Several legislators who serve on the legislative committee to which Matkaitis had submitted his proposal also said the fire marshal didn't have the authority to introduce it. Rules with potential for such a huge impact should go through the legislative process, said state Rep. Lou Lang, D-Skokie, a committee member.

"I just don't think he has the authority to issue the rule, and therefore I didn't have the authority to approve the rule," he said.

Rep. David Leitch, R-Peoria, said he suggested to the fire marshal that he bring the proposal to the full legislature, giving people a chance to give feedback. Both representatives said they had each received more than 1,000 emails and letters from the public.
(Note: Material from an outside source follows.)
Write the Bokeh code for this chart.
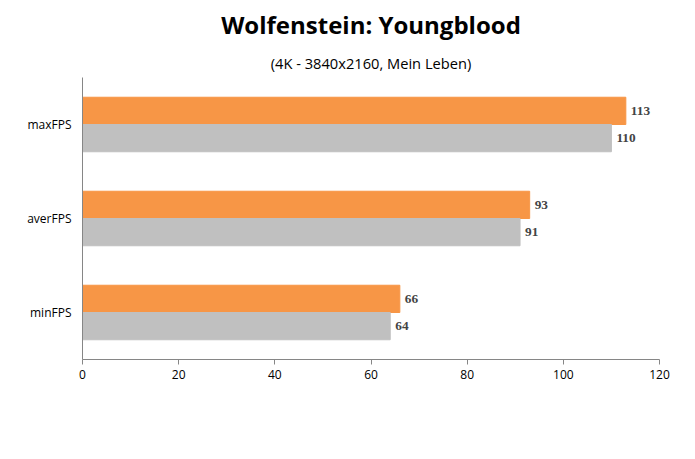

Last month, Matkaitis proposed updated regulations that would have, among other things, required the owners of older residential high-rises to install sprinklers. The rules would have affected high-rises throughout the state but came under particular scrutiny in Chicago because of the prevalence of tall buildings.

Some Chicago building owners and residents voiced strong opposition, saying installing sprinklers would be too costly. Opponents complained that the cost would eventually get pushed on to residents through assessment fees and rent hikes.

"This rule was doomed for many of our residents," said Bill Schmidt, president of the Carl Sandburg Village Condo Association II, who also spent a day lobbying state representatives about the matter. "A third of our residents are on fixed incomes and retired. ... There is no way that even half of these people could afford this."

In Chicago, high-rises built after 1975 have been required to have sprinklers. But the city has struggled to get its older high-rises to comply with modern safety standards. The city does require building owners to pass a complicated inspection process to prove it has adequate fire safety measures.

Critics have dismissed sprinklers as unnecessary for buildings that have safety features like fire alarms, sophisticated elevators that return to the ground level if there is a blaze and doors that can hold off flames and smoke.

Matkaitis said in his statement Friday that the public hearing he had requested on the matter has been canceled. The news was celebrated by those who had been pushing back against Matkaitis' stance.

"While I believe the new rules were well-intentioned, Chicago already has strong fire safety regulations," said Ald. James Cappleman, 46th. "We were set to go down to Springfield with several groups of my constituents to testify. I'm truly pleased that the fire marshal ... came to his senses."

Tribune reporter Hal Dardick contributed.


----------